SET TASK -> Set down the data below from its first line to the line holding "text=black!85] (box) at", inclusive; omit all pictures.
________________________
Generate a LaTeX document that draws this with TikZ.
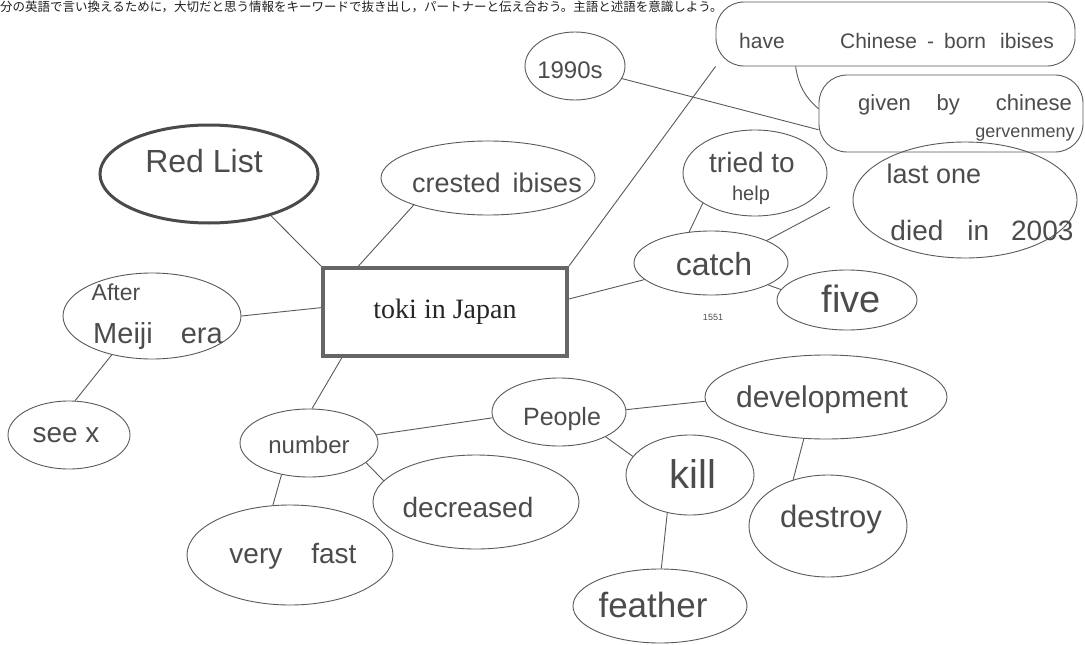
\documentclass[tikz,border=0pt]{standalone}
\usepackage{fontspec}
\setmainfont{Liberation Serif}
\newfontfamily\hand{Liberation Sans}
\newfontfamily\jpfont{Noto Sans CJK JP}
\usetikzlibrary{shapes.geometric}
\definecolor{ink}{HTML}{4C4C4C}
\definecolor{pen}{HTML}{5A5A5A}
\definecolor{boxc}{HTML}{666666}
\definecolor{redc}{HTML}{4A4A4A}
\begin{document}
\begin{tikzpicture}[x=1pt,y=-1pt,
  oval/.style 2 args={ellipse, draw=pen, line width=0.9pt, inner sep=0pt, minimum width=#1, minimum height=#2},
  bubble/.style 2 args={rectangle, rounded corners=28pt, draw=pen, line width=0.9pt, inner sep=0pt, minimum width=#1, minimum height=#2},
  hw/.style={font=\hand\fontsize{#1}{#1}\selectfont, text=ink, inner sep=0pt, anchor=base},
  con/.style={draw=pen, line width=0.9pt},
]
\useasboundingbox[fill=white] (0,0) rectangle (1085,645);

% header
\node[font=\jpfont\fontsize{12.5}{12.5}\selectfont, text=black!88, inner sep=0pt, anchor=base west] (header) at (0,12)
  {分の英語で言い換えるために，大切だと思う情報をキーワードで抜き出し，パートナーと伝え合おう。主語と述語を意識しよう。};

% central box
\node[draw=boxc, line width=4pt, minimum width=244, minimum height=88, inner sep=0pt,
      font=\fontsize{28}{28}\selectfont, text=black!85] (box) at (445,312) {toki in Japan};

% shapes
\node[ellipse, draw=redc, line width=3pt, inner sep=0pt, minimum width=218, minimum height=98] (redlist) at (209,174) {};
\node[oval={214}{74}] (crested) at (488,178) {};
\node[oval={178}{86}] (meiji) at (152,316) {};
\node[oval={122}{68}] (seex) at (69,435) {};
\node[oval={138}{68}] (number) at (309,443) {};
\node[oval={206}{100}] (veryfast) at (290,555) {};
\node[oval={206}{94}] (decreased) at (476,502) {};
\node[oval={134}{68}] (people) at (559,412) {};
\node[oval={128}{80}] (kill) at (690,475) {};
\node[oval={242}{84}] (development) at (826,397) {};
\node[oval={158}{102}] (destroy) at (828,526) {};
\node[oval={174}{74}] (feather) at (660,606) {};
\node[oval={154}{64}] (catch) at (711,263) {};
\node[oval={144}{86}] (tried) at (755,173) {};
\node[oval={140}{60}] (five) at (847,300) {};
\node[oval={224}{116}] (lastone) at (965,200) {};
\node[oval={100}{68}] (y1990) at (575,66) {};
\node[bubble={359}{64}] (have) at (895.5,34) {};
\node[bubble={264}{77}] (given) at (951,113.5) {};
\coordinate (lastend) at (830,207);

% texts
\node[hw=32] (t-redlist) at (204,172) {Red List};
\node[hw=27] (t-crested) at (497,192) {crested\hspace{12pt}ibises};
\node[hw=23] (t-after) at (116,300) {After};
\node[hw=29] (t-meiji) at (158,343) {Meiji\hspace{28pt}era};
\node[hw=28] (t-seex) at (66,442) {see x};
\node[hw=24] (t-number) at (309,453) {number};
\node[hw=28] (t-veryfast) at (293,563) {very\hspace{29pt}fast};
\node[hw=28] (t-decreased) at (468,517) {decreased};
\node[hw=25] (t-people) at (562,425) {People};
\node[hw=40] (t-kill) at (693,488) {kill};
\node[hw=30] (t-development) at (822,407) {development};
\node[hw=31] (t-destroy) at (831,527) {destroy};
\node[hw=35] (t-feather) at (653,617) {feather};
\node[hw=32] (t-catch) at (714,275) {catch};
\node[hw=9] (t-1551) at (713,320) {1551};
\node[hw=28] (t-tried) at (752,172) {tried to};
\node[hw=20] (t-help) at (751,200) {help};
\node[hw=38] (t-five) at (851,312) {five};
\node[hw=27] (t-lastone) at (934,183) {last one};
\node[hw=28] (t-died) at (982,240) {died\hspace{24pt}in\hspace{22pt}2003};
\node[hw=24] (t-1990) at (570,78) {1990s};
\node[hw=21] (t-have) at (762,48) {have};
\node[hw=21] (t-chinese) at (947,48) {Chinese\hspace{10pt}-\hspace{10pt}born\hspace{14pt}ibises};
\node[hw=22] (t-given) at (965,110) {given\hspace{26pt}by\hspace{36pt}chinese};
\node[hw=18] (t-gov) at (1025,137) {gervenmeny};

% connectors
\draw[con] (redlist.-34) -- (box.north west);
\draw[con] (crested.200) -- (box.152);
\draw[con] (meiji.0) -- (box.178);
\draw[con] (meiji.224) -- (seex.80);
\draw[con] (box.204) -- (number.85);
\draw[con] (number.229) -- (veryfast.109);
\draw[con] (number.-19) -- (decreased.167);
\draw[con] (number.7) -- (people.185);
\draw[con] (people.-28) -- (kill.162);
\draw[con] (people.2) -- (development.182);
\draw[con] (development.242) -- (destroy.127);
\draw[con] (kill.239) -- (feather.88);
\draw[con] (box.6) -- (catch.194);
\draw[con] (box.north east) -- (have.south west);
\draw[con] (have.198) to[bend right=20] (given.178);
\draw[con] (y1990.-15) -- (given.187);
\draw[con] (tried.210) -- (catch.125);
\draw[con] (catch.22) -- (lastend);
\draw[con] (catch.-21) -- (five.171);
\end{tikzpicture}
\end{document}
________________________
SOLVED PROBLEM ->
Generate a LaTeX document that draws this with TikZ.
\documentclass[tikz,border=0pt]{standalone}
\usepackage{fontspec}
\setmainfont{Liberation Serif}
\newfontfamily\hand{Liberation Sans}
\newfontfamily\jpfont{Noto Sans CJK JP}
\usetikzlibrary{shapes.geometric}
\definecolor{ink}{HTML}{4C4C4C}
\definecolor{pen}{HTML}{5A5A5A}
\definecolor{boxc}{HTML}{666666}
\definecolor{redc}{HTML}{4A4A4A}
\begin{document}
\begin{tikzpicture}[x=1pt,y=-1pt,
  oval/.style 2 args={ellipse, draw=pen, line width=0.9pt, inner sep=0pt, minimum width=#1, minimum height=#2},
  bubble/.style 2 args={rectangle, rounded corners=28pt, draw=pen, line width=0.9pt, inner sep=0pt, minimum width=#1, minimum height=#2},
  hw/.style={font=\hand\fontsize{#1}{#1}\selectfont, text=ink, inner sep=0pt, anchor=base},
  con/.style={draw=pen, line width=0.9pt},
]
\useasboundingbox[fill=white] (0,0) rectangle (1085,645);

% header
\node[font=\jpfont\fontsize{12.5}{12.5}\selectfont, text=black!88, inner sep=0pt, anchor=base west] (header) at (0,12)
  {分の英語で言い換えるために，大切だと思う情報をキーワードで抜き出し，パートナーと伝え合おう。主語と述語を意識しよう。};

% central box
\node[draw=boxc, line width=4pt, minimum width=244, minimum height=88, inner sep=0pt,
      font=\fontsize{28}{28}\selectfont, text=black!85] (box) at (445,312) {toki in Japan};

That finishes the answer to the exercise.